Few startups – in healthcare or elsewhere – benefit from having been spun out of a government-owned organisation, and Miller acknowledges that, noting: “We were lucky. We came out of the defence establishment, so we had a toehold in government.”

But that, of course, is part of how Ploughshare is able to help commercialise the valuable IP that comes out of the UK’s defence and government research. It is partly through building on that support that Presymptom Health is one of eight companies – whittled down from 80 – to have been accepted onto the UK’s Innovative Devices Access Pathway, an initiative to bring new medical technologies to the National Health Service to help with unmet medical needs.

“We’re working closely with the relevant branches of government on that,” says Miller. He adds though, that, despite having been spun out of the defence establishment and retaining close links with government, Presymptom Health operates fully independently.

Spinning out

“We eventually were deemed to have grown up a bit after about two and a half years and kind of left alone,” explains Miller. “Now, I don’t have to go to all the committees, I don’t have to do different things, but there was a lot of that for good compliance.
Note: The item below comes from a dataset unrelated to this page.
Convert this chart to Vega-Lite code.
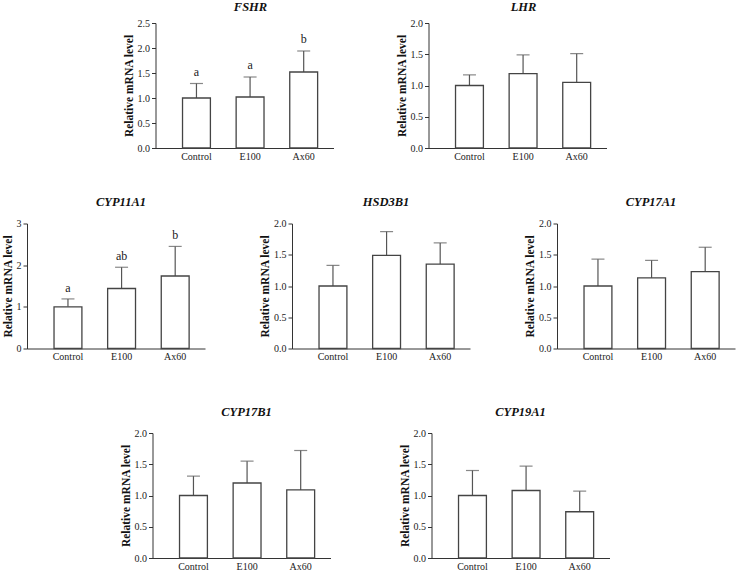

There’s public money involved.

“There was husbanding a resource, and, while it might have been irksome to me, it was all well-intentioned and useful. It probably pressure-tested me and helped me refine my ideas. So very involved, initially, still involved as an advisor. Always helpful in terms of setting up, introducing people.”

“Ploughshare is good at spinning out companies using government knowledge assets. That’s their USP, their DNA if you like. That’s what they do.”